Stop and Search Zone. Credit: As_One via flickr
In trying to incorporate the above mentioned epistemological thinking and conceptual tools into my research frame, I refrained from using tick box categorizations for ethnicity, and rather, I asked the same participants to describe their ethnic identities at multiple stages of the research process. I was alert to the need to capture intersectional processes as opposed to focussing separately on ethnicity, gender, generation or class. It was the very connections between these social cleavages that I was often most interested in excavating. An understanding of the importance of diaspora enabled me to ask participants questions about their migration histories and trajectories to the UK, which allowed me to better understand feelings of belonging and citizenship and to adopt a transnational lens when thinking about processes of identity formation and masculinities, for example.
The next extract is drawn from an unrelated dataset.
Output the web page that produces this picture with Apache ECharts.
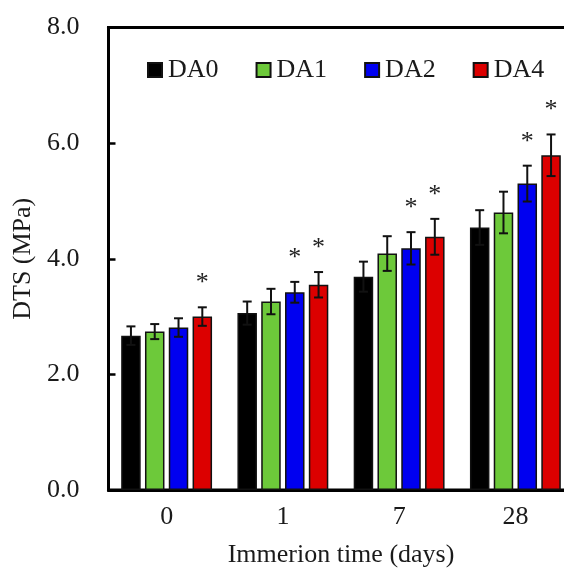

Notions of hybridity and negotiated identities opened my eyes to capture the interesting ways in which ethnic identities were mutable, contradictory, and playfully subversive. A close reading of the history and dynamic nature of racism ensured that I was alert to the ways in which at the institutional level, social activity could be seen as reproducing existing (racist) structures.
 
Criminological research on racism and ethnicity has also tended to focus on making comparisons between ethnic groups (e.g. the experience of black offenders and white offenders, black victims and Asian victims) and although this is important work, the binary logic of difference, which dissolves diversity into these differences, is perhaps something that criminologists should look beyond (Hudson 2003). As socio-political concerns for countering terrorism, controlling migrants, violence amongst Black and Asian groups continue to intensify, criminological responses need to perhaps engage more meaningfully and more reflectively with diversity, structural racism and the lived realities of multi-ethnic living in contemporary society.